**Data provided**
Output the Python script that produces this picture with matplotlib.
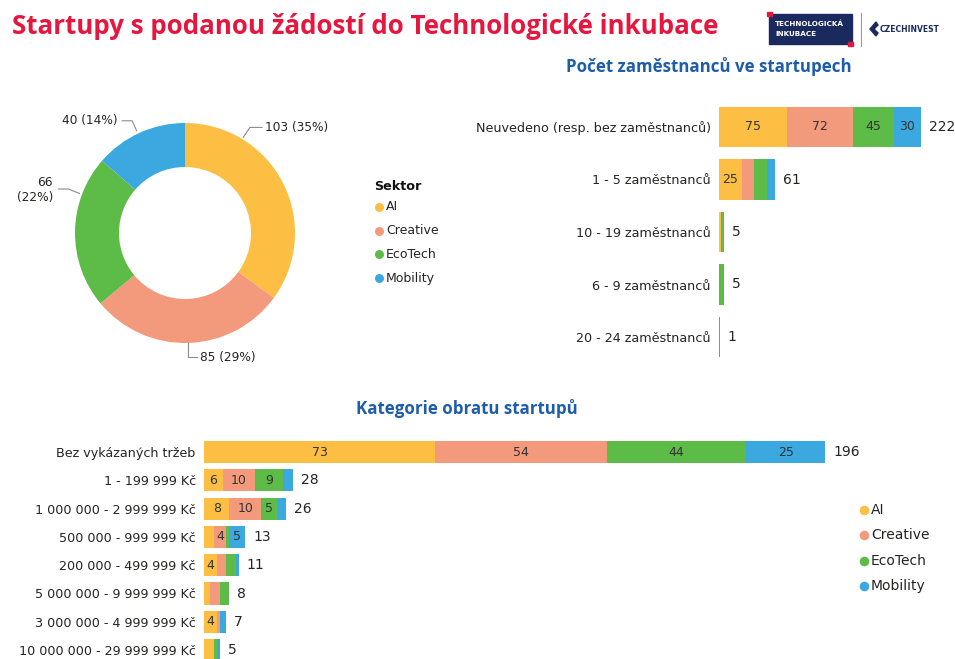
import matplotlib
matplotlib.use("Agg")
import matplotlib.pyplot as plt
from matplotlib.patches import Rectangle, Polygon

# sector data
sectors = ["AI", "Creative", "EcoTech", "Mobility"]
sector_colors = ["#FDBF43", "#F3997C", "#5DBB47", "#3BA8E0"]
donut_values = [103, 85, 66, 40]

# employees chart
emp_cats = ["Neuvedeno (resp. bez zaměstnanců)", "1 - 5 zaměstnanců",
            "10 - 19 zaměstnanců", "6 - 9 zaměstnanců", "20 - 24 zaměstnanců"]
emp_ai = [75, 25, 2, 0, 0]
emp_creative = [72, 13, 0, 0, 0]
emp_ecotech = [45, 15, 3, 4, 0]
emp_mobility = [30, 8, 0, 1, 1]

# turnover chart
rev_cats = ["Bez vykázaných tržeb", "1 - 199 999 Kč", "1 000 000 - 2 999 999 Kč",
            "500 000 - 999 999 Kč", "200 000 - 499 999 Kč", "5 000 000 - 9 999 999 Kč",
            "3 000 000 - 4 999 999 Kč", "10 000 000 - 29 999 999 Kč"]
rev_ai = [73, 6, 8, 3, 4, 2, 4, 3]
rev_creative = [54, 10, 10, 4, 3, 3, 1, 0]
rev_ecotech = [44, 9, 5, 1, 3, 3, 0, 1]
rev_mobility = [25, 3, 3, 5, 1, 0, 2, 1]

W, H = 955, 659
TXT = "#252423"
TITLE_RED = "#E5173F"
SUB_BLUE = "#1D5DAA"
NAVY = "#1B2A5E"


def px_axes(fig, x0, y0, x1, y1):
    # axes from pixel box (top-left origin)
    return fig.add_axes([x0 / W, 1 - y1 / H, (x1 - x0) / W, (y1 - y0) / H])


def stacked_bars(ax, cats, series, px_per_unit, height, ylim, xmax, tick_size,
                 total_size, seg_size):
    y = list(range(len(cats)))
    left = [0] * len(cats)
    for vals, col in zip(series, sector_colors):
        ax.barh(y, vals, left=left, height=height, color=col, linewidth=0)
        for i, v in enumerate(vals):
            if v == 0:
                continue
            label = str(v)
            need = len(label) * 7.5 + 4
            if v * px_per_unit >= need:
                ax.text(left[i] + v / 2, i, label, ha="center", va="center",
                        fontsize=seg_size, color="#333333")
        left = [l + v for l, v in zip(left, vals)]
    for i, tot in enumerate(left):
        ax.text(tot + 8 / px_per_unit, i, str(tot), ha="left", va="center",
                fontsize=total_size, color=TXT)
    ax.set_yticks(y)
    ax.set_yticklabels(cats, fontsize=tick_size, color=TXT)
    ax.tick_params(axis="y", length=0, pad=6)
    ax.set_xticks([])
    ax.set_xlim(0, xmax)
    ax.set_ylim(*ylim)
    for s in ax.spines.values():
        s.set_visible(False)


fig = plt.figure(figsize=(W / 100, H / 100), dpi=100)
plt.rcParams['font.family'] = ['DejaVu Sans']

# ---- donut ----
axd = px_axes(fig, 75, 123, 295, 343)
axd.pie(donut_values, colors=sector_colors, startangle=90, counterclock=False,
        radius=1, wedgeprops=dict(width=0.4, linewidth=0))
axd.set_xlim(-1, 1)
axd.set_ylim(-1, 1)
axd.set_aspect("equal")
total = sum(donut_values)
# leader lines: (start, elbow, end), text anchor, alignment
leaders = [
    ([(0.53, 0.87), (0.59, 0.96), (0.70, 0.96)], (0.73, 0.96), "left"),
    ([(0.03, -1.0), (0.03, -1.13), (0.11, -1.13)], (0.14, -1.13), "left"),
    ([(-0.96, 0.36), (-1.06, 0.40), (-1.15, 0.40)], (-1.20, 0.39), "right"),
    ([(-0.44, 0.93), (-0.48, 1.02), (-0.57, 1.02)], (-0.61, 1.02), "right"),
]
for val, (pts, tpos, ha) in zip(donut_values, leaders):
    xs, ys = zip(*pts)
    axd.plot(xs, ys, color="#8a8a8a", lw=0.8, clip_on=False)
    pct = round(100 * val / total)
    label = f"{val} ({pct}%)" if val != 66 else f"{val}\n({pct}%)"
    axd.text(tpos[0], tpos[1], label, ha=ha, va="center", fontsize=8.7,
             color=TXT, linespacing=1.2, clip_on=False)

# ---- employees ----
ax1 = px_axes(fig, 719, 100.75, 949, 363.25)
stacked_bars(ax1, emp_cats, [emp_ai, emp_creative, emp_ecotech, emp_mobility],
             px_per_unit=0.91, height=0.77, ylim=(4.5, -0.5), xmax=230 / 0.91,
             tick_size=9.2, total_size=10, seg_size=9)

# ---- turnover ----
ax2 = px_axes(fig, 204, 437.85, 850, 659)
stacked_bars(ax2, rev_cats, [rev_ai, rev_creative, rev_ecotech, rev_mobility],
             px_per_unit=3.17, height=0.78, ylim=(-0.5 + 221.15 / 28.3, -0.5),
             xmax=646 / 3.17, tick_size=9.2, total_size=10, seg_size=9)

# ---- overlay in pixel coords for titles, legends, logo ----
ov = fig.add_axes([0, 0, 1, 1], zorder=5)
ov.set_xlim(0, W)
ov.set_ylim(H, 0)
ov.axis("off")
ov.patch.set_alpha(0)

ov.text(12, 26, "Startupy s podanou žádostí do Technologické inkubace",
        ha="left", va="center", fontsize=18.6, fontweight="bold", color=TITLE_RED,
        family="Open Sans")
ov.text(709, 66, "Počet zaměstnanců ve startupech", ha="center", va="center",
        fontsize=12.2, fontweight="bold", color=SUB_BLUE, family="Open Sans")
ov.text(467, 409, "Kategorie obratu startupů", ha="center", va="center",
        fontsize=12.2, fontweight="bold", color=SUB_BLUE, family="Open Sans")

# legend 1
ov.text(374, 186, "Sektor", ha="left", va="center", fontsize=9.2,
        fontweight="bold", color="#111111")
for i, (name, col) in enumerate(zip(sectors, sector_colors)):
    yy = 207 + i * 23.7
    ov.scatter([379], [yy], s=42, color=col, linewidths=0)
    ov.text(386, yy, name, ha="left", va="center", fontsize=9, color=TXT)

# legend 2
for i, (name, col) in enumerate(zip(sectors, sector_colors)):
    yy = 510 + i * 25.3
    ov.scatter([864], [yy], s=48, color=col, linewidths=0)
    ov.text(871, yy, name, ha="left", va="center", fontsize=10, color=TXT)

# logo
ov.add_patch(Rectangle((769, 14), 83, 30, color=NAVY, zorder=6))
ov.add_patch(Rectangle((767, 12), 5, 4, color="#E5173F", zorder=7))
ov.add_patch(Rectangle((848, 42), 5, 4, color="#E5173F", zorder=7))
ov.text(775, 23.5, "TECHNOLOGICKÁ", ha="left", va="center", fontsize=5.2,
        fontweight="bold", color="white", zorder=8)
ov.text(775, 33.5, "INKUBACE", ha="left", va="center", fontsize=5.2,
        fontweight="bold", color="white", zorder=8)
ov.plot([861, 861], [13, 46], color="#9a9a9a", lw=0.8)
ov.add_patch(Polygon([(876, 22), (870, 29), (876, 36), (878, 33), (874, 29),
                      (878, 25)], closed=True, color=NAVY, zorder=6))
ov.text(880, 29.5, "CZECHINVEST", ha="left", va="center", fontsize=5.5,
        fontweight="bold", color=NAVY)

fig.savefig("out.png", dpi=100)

**Aim of the exercise**
Could you repeat all of the material exactly? Pictures should not be copied.

**Result of the task**
Output the Python script that produces this picture with matplotlib.
import matplotlib
matplotlib.use("Agg")
import matplotlib.pyplot as plt
from matplotlib.patches import Rectangle, Polygon

# sector data
sectors = ["AI", "Creative", "EcoTech", "Mobility"]
sector_colors = ["#FDBF43", "#F3997C", "#5DBB47", "#3BA8E0"]
donut_values = [103, 85, 66, 40]

# employees chart
emp_cats = ["Neuvedeno (resp. bez zaměstnanců)", "1 - 5 zaměstnanců",
            "10 - 19 zaměstnanců", "6 - 9 zaměstnanců", "20 - 24 zaměstnanců"]
emp_ai = [75, 25, 2, 0, 0]
emp_creative = [72, 13, 0, 0, 0]
emp_ecotech = [45, 15, 3, 4, 0]
emp_mobility = [30, 8, 0, 1, 1]

# turnover chart
rev_cats = ["Bez vykázaných tržeb", "1 - 199 999 Kč", "1 000 000 - 2 999 999 Kč",
            "500 000 - 999 999 Kč", "200 000 - 499 999 Kč", "5 000 000 - 9 999 999 Kč",
            "3 000 000 - 4 999 999 Kč", "10 000 000 - 29 999 999 Kč"]
rev_ai = [73, 6, 8, 3, 4, 2, 4, 3]
rev_creative = [54, 10, 10, 4, 3, 3, 1, 0]
rev_ecotech = [44, 9, 5, 1, 3, 3, 0, 1]
rev_mobility = [25, 3, 3, 5, 1, 0, 2, 1]

W, H = 955, 659
TXT = "#252423"
TITLE_RED = "#E5173F"
SUB_BLUE = "#1D5DAA"
NAVY = "#1B2A5E"


def px_axes(fig, x0, y0, x1, y1):
    # axes from pixel box (top-left origin)
    return fig.add_axes([x0 / W, 1 - y1 / H, (x1 - x0) / W, (y1 - y0) / H])


def stacked_bars(ax, cats, series, px_per_unit, height, ylim, xmax, tick_size,
                 total_size, seg_size):
    y = list(range(len(cats)))
    left = [0] * len(cats)
    for vals, col in zip(series, sector_colors):
        ax.barh(y, vals, left=left, height=height, color=col, linewidth=0)
        for i, v in enumerate(vals):
            if v == 0:
                continue
            label = str(v)
            need = len(label) * 7.5 + 4
            if v * px_per_unit >= need:
                ax.text(left[i] + v / 2, i, label, ha="center", va="center",
                        fontsize=seg_size, color="#333333")
        left = [l + v for l, v in zip(left, vals)]
    for i, tot in enumerate(left):
        ax.text(tot + 8 / px_per_unit, i, str(tot), ha="left", va="center",
                fontsize=total_size, color=TXT)
    ax.set_yticks(y)
    ax.set_yticklabels(cats, fontsize=tick_size, color=TXT)
    ax.tick_params(axis="y", length=0, pad=6)
    ax.set_xticks([])
    ax.set_xlim(0, xmax)
    ax.set_ylim(*ylim)
    for s in ax.spines.values():
        s.set_visible(False)


fig = plt.figure(figsize=(W / 100, H / 100), dpi=100)
plt.rcParams['font.family'] = ['DejaVu Sans']

# ---- donut ----
axd = px_axes(fig, 75, 123, 295, 343)
axd.pie(donut_values, colors=sector_colors, startangle=90, counterclock=False,
        radius=1, wedgeprops=dict(width=0.4, linewidth=0))
axd.set_xlim(-1, 1)
axd.set_ylim(-1, 1)
axd.set_aspect("equal")
total = sum(donut_values)
# leader lines: (start, elbow, end), text anchor, alignment
leaders = [
    ([(0.53, 0.87), (0.59, 0.96), (0.70, 0.96)], (0.73, 0.96), "left"),
    ([(0.03, -1.0), (0.03, -1.13), (0.11, -1.13)], (0.14, -1.13), "left"),
    ([(-0.96, 0.36), (-1.06, 0.40), (-1.15, 0.40)], (-1.20, 0.39), "right"),
    ([(-0.44, 0.93), (-0.48, 1.02), (-0.57, 1.02)], (-0.61, 1.02), "right"),
]
for val, (pts, tpos, ha) in zip(donut_values, leaders):
    xs, ys = zip(*pts)
    axd.plot(xs, ys, color="#8a8a8a", lw=0.8, clip_on=False)
    pct = round(100 * val / total)
    label = f"{val} ({pct}%)" if val != 66 else f"{val}\n({pct}%)"
    axd.text(tpos[0], tpos[1], label, ha=ha, va="center", fontsize=8.7,
             color=TXT, linespacing=1.2, clip_on=False)

# ---- employees ----
ax1 = px_axes(fig, 719, 100.75, 949, 363.25)
stacked_bars(ax1, emp_cats, [emp_ai, emp_creative, emp_ecotech, emp_mobility],
             px_per_unit=0.91, height=0.77, ylim=(4.5, -0.5), xmax=230 / 0.91,
             tick_size=9.2, total_size=10, seg_size=9)

# ---- turnover ----
ax2 = px_axes(fig, 204, 437.85, 850, 659)
stacked_bars(ax2, rev_cats, [rev_ai, rev_creative, rev_ecotech, rev_mobility],
             px_per_unit=3.17, height=0.78, ylim=(-0.5 + 221.15 / 28.3, -0.5),
             xmax=646 / 3.17, tick_size=9.2, total_size=10, seg_size=9)

# ---- overlay in pixel coords for titles, legends, logo ----
ov = fig.add_axes([0, 0, 1, 1], zorder=5)
ov.set_xlim(0, W)
ov.set_ylim(H, 0)
ov.axis("off")
ov.patch.set_alpha(0)

ov.text(12, 26, "Startupy s podanou žádostí do Technologické inkubace",
        ha="left", va="center", fontsize=18.6, fontweight="bold", color=TITLE_RED,
        family="Open Sans")
ov.text(709, 66, "Počet zaměstnanců ve startupech", ha="center", va="center",
        fontsize=12.2, fontweight="bold", color=SUB_BLUE, family="Open Sans")
ov.text(467, 409, "Kategorie obratu startupů", ha="center", va="center",
        fontsize=12.2, fontweight="bold", color=SUB_BLUE, family="Open Sans")

# legend 1
ov.text(374, 186, "Sektor", ha="left", va="center", fontsize=9.2,
        fontweight="bold", color="#111111")
for i, (name, col) in enumerate(zip(sectors, sector_colors)):
    yy = 207 + i * 23.7
    ov.scatter([379], [yy], s=42, color=col, linewidths=0)
    ov.text(386, yy, name, ha="left", va="center", fontsize=9, color=TXT)

# legend 2
for i, (name, col) in enumerate(zip(sectors, sector_colors)):
    yy = 510 + i * 25.3
    ov.scatter([864], [yy], s=48, color=col, linewidths=0)
    ov.text(871, yy, name, ha="left", va="center", fontsize=10, color=TXT)

# logo
ov.add_patch(Rectangle((769, 14), 83, 30, color=NAVY, zorder=6))
ov.add_patch(Rectangle((767, 12), 5, 4, color="#E5173F", zorder=7))
ov.add_patch(Rectangle((848, 42), 5, 4, color="#E5173F", zorder=7))
ov.text(775, 23.5, "TECHNOLOGICKÁ", ha="left", va="center", fontsize=5.2,
        fontweight="bold", color="white", zorder=8)
ov.text(775, 33.5, "INKUBACE", ha="left", va="center", fontsize=5.2,
        fontweight="bold", color="white", zorder=8)
ov.plot([861, 861], [13, 46], color="#9a9a9a", lw=0.8)
ov.add_patch(Polygon([(876, 22), (870, 29), (876, 36), (878, 33), (874, 29),
                      (878, 25)], closed=True, color=NAVY, zorder=6))
ov.text(880, 29.5, "CZECHINVEST", ha="left", va="center", fontsize=5.5,
        fontweight="bold", color=NAVY)

fig.savefig("out.png", dpi=100)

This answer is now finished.